Following a 50-year legal battle, the founding member of Creedence Clearwater Revival now owns the global publishing rights to the iconic rock band’s songs.
It came after Mr Fogerty, 77, bought a majority stake in the rights to the band’s catalogue from Concord Records, which has owned the rights since 2004.
“As of January this year, I own my own songs again,” he wrote on Twitter.
“This is something I thought would never be a possibility.

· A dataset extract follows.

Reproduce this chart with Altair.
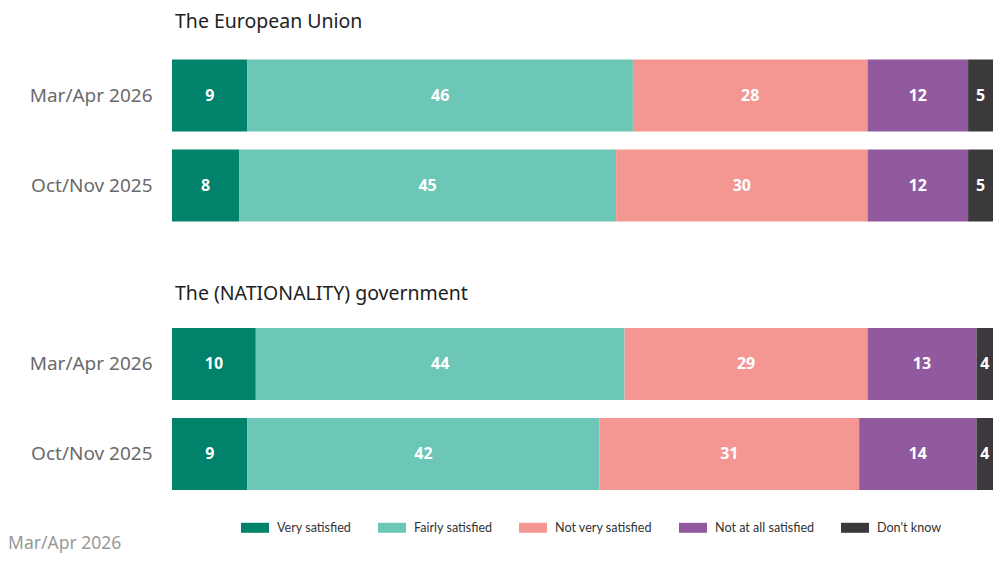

After 50 years, I am finally reunited with my songs.”
Mr Fogerty owns the rights to his solo material, but his new majority interest gives him control – for the first time – over 65 Creedence Clearwater Revival copyrights, including hits like Bad Moon Rising, Have You Ever Seen The Rain, Proud Mary and Fortunate Son.
The rocker founded the group in 1968, alongside his older brother Tom, Doug Clifford and Stu Cook, and was its lead singer, lead guitarist and principal songwriter.
The California-born quartet notched nine top-10 singles and five top-10 albums on the Billboard charts, reportedly even besting the Beatles in album sales in the year 1969.
They disbanded in 1972 and were inducted into the Rock and Roll Hall of Fame in 1993.
But decades of its frontman’s life have been dominated by the protracted dispute that began after late music mogul Saul Zaentz signed a teenage Mr Fogerty and his group to his Fantasy Records label in the mid-1960s.
Fantasy owned the group’s distribution and publishing rights. Mr Fogerty, who traded insults and lawsuits with Zaentz, also claims he lost money because the label misled him with bad investments and absorbed his earnings from royalties.
The label was sold to Concord in 2004, which quickly reinstated – and increased – the royalties Mr Fogerty had not received in some 25 years.
The company’s recently announced deal with the musician comes at an undisclosed sum. It will see Concord retain the CCR master recordings already in its catalogue and continue to administer Mr Fogerty’s share of the catalogue for an unspecified amount of time.
“I’m the dad [of these songs]. I created them,” the rocker told Billboard on Thursday. “They never should have been taken away in the first place.”